Geoff Emerick, Lead Engineer for Sgt Pepper’s Album

Emerick set himself the task of never recording the same instrument the same way twice. His innovations resulted not only in sounds no one had heard before, but also recording techniques that are still used today. Ringo’s drums on “A Day in the Life”, called the best drum sounds ever recorded were recorded in an unusual fashion. Not just that, Emerick introduced a wobble underneath the piano sound of George Martin’s piano break on Paul McCartney’s “Lovely Rita”, by sticking pieces of editing tape to the guide rollers on the tape machine that was feeding the audio from the piano to an echo chamber. Today Emerick’s tape-on-the-rollers technique is available as a plug-in for digital sound processing.

 

Much earlier, the Beatles used varispeed as a creative tool when they recorded George Martin’s piano for ‘In My Life’ in 1965, at half speed on, and played it back at normal speed, giving it a weird, harpsichord-like quality. By the time they recorded Sgt. Pepper’s they were using it a lot.
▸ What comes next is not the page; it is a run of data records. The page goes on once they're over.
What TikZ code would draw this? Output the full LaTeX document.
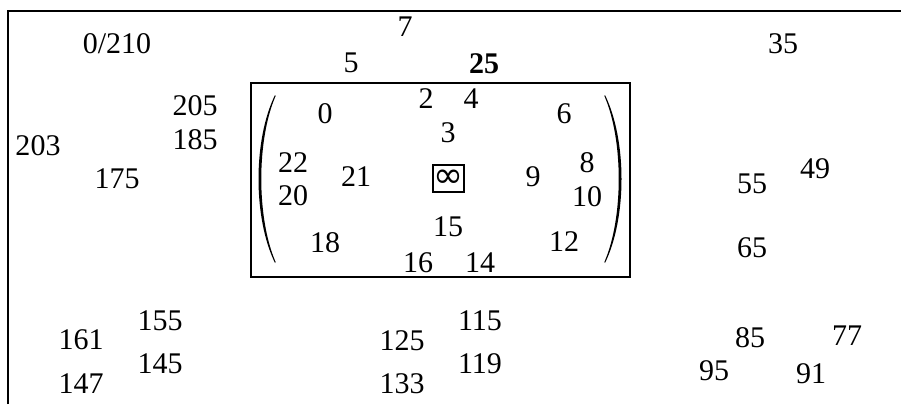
\documentclass[tikz,border=0pt]{standalone}
\usepackage{fontspec}
\setmainfont{Liberation Serif}
\newfontfamily\symfnt{DejaVu Sans}
\begin{document}
\begin{tikzpicture}[x=1pt,y=-1pt,
  num/.style={font=\fontsize{30}{30}\selectfont, inner sep=0pt, anchor=base},
  bnum/.style={font=\fontsize{30}{30}\selectfont\bfseries, inner sep=0pt, anchor=base},
  frame/.style={line width=2pt},
  infbox/.style={draw, line width=1.5pt, minimum width=31pt, minimum height=27pt, inner sep=0pt, font=\fontsize{36}{36}\symfnt}]
\useasboundingbox (0,0) rectangle (901,404);
% outer frame
\draw[frame] (8,404) -- (8,11) -- (905,11);
% inner box
\draw[frame] (251,83) rectangle (630,277);
% parentheses
\fill (275,95) .. controls (253,140) and (253,218) .. (275,263)
  -- (275.6,262) .. controls (256.5,218) and (256.5,140) .. (275.6,96) -- cycle;
\fill (605,95) .. controls (627,140) and (627,218) .. (605,263)
  -- (604.4,262) .. controls (623.5,218) and (623.5,140) .. (604.4,96) -- cycle;
% labels outside
\node[num] (n0210) at (117,53) {0/210};
\node[num] (n7) at (405,37) {7};
\node[num] (n5) at (351,72) {5};
\node[bnum] (n25) at (484,73) {25};
\node[num] (n35) at (783,53) {35};
\node[num] (n205) at (195,115) {205};
\node[num] (n185) at (195,149) {185};
\node[num] (n203) at (38,155) {203};
\node[num] (n175) at (117,188) {175};
% inside matrix
\node[num] (m0) at (325,123) {0};
\node[num] (m2) at (426,108) {2};
\node[num] (m4) at (471,108) {4};
\node[num] (m3) at (448,142) {3};
\node[num] (m6) at (564,123) {6};
\node[num] (m22) at (293,172) {22};
\node[num] (m20) at (293,205) {20};
\node[num] (m21) at (356,186) {21};
\node[infbox] (minf) at (448.5,178.5) {∞};
\node[num] (m9) at (533,186) {9};
\node[num] (m8) at (587,172) {8};
\node[num] (m10) at (587,206) {10};
\node[num] (m15) at (448,236) {15};
\node[num] (m18) at (325,252) {18};
\node[num] (m12) at (564,251) {12};
\node[num] (m16) at (418,272) {16};
\node[num] (m14) at (480,272) {14};
% right side
\node[num] (n55) at (752,193) {55};
\node[num] (n49) at (815,178) {49};
\node[num] (n65) at (752,257) {65};
\node[num] (n85) at (750,347) {85};
\node[num] (n77) at (847,345) {77};
\node[num] (n95) at (714,380) {95};
\node[num] (n91) at (811,383) {91};
% bottom left
\node[num] (n155) at (160,330) {155};
\node[num] (n161) at (81,349) {161};
\node[num] (n145) at (160,373) {145};
\node[num] (n147) at (81,393) {147};
% bottom middle
\node[num] (n125) at (402,350) {125};
\node[num] (n133) at (402,393) {133};
\node[num] (n115) at (480,330) {115};
\node[num] (n119) at (480,373) {119};
\end{tikzpicture}
\end{document}
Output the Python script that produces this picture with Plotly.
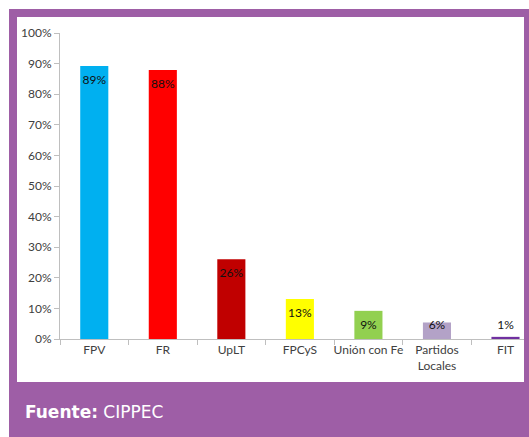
import plotly.graph_objects as go

categories = ["FPV", "FR", "UpLT", "FPCyS", "Unión con Fe", "Partidos<br>Locales", "FIT"]
values = [89.2, 87.9, 26.1, 13.1, 9.2, 5.4, 0.7]
value_labels = ["89%", "88%", "26%", "13%", "9%", "6%", "1%"]
bar_colors = ["#00B0F0", "#FF0000", "#C00000", "#FFFF00", "#92D050", "#B3A2C7", "#7030A0"]
y_ticks = [0, 10, 20, 30, 40, 50, 60, 70, 80, 90, 100]
y_tick_labels = [f"{t}%" for t in y_ticks]

W, H = 529, 437
L, R, T, B = 60, 5, 33, 98
pw, ph = W - L - R, H - T - B

def px_x(x):
    return (x - L) / pw

def px_y(y):
    return (H - B - y) / ph

label_y = [max(v - 4.9, 4.2) for v in values]

fig = go.Figure()
fig.add_trace(go.Bar(
    x=categories, y=values, marker=dict(color=bar_colors, line=dict(width=0)),
    width=0.41, hoverinfo="skip",
))
fig.add_trace(go.Scatter(
    x=categories, y=label_y, mode="text", text=value_labels,
    textfont=dict(family="Lato, Open Sans, sans-serif", size=12, color="#111111"),
    hoverinfo="skip", cliponaxis=False,
))

purple = "#9E5EA6"
fig.add_shape(type="rect", xref="paper", yref="paper", layer="below",
              x0=px_x(9), x1=px_x(W + 5), y0=px_y(H + 5), y1=px_y(9),
              fillcolor=purple, line=dict(width=0))
fig.add_shape(type="rect", xref="paper", yref="paper", layer="below",
              x0=px_x(17), x1=px_x(524), y0=px_y(382), y1=px_y(17),
              fillcolor="white", line=dict(width=0))

fig.add_annotation(xref="paper", yref="paper", x=px_x(23), y=px_y(412),
                   xanchor="left", yanchor="middle", showarrow=False,
                   text="<b>Fuente:</b> CIPPEC",
                   font=dict(family="DejaVu Sans, sans-serif", size=17, color="white"))

fig.update_layout(
    width=W, height=H,
    margin=dict(l=L, r=R, t=T, b=B, pad=0, autoexpand=False),
    paper_bgcolor="white", plot_bgcolor="rgba(0,0,0,0)",
    showlegend=False,
    font=dict(family="Lato, Open Sans, sans-serif", size=11, color="#404040"),
    xaxis=dict(
        type="category", range=[-0.5, 6.27], showgrid=False,
        showline=True, linecolor="#BFBFBF", linewidth=1,
        ticks="outside", tickson="boundaries", ticklen=5, tickcolor="#BFBFBF",
        tickangle=0, automargin=False,
        tickfont=dict(size=12, color="#404040"), fixedrange=True,
    ),
    yaxis=dict(
        range=[0, 100], tickvals=y_ticks, ticktext=y_tick_labels,
        showgrid=False, zeroline=False, automargin=False,
        showline=True, linecolor="#BFBFBF", linewidth=1,
        ticks="outside", ticklen=5, tickcolor="#BFBFBF",
        tickfont=dict(size=12, color="#404040"), fixedrange=True,
    ),
)

fig.write_html(
    "out.html",
    config={"displayModeBar": False},
    post_script="document.body.style.margin='0px';document.body.style.overflow='hidden';",
)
Emerick was the point man as Martin and the Beatles worked to create new sounds in the studio, doing everything from moving microphones to rewiring building electronics to manipulating tapes. It was the first time for many audio experiments— the way in which Lennon’s voice ‘travels’ from one speaker to the other and back again; the orchestral glissandi and final chord, which were recorded separately, then manipulated and linked in the studio; the nonmusical sounds—like the ringing alarm clock, sharp inhalations and exhalations of breath, and the counting backward from ten—that can be heard during the piece. Also, if one listens carefully for barely perceptible extra-musical sounds beneath the sustained final chord, one can hear the squeak of a chair in the studio and a subsequently uttered “shhh!”.

 

Another interesting facts about the album include the fact that ‘A Day In The Life’ contains a high-pitched tone that is inaudible to humans but can be heard by dogs. George Martin recorded the crowd cheers heard between the songs ‘Sgt Pepper’s Lonely Hearts Club Band’ and ‘With A Little Help From My Friends’ at one of the band’s concerts at the Hollywood Bowl. Moreover, McCartney’s bass guitar was recorded directly into the mixing desk via DI (Direct Injection), without the use of an amplifier. And the bass guitar parts were recorded separately from the rest of the band throughout the album. This enabled McCartney to come up with a variety of melodic bass riffs to accompany the rest of the tracks.

The pioneering production became the best-selling album of the 1960s, and remains the Beatles’ best-selling studio album of all time, with an estimated 32 million sales to date. The song structures, arrangements and instrumentation in the album changed ideas about what rock music could be. It is also considered significant in its role in reorienting the popular music industry away from the production of singles to the production of albums.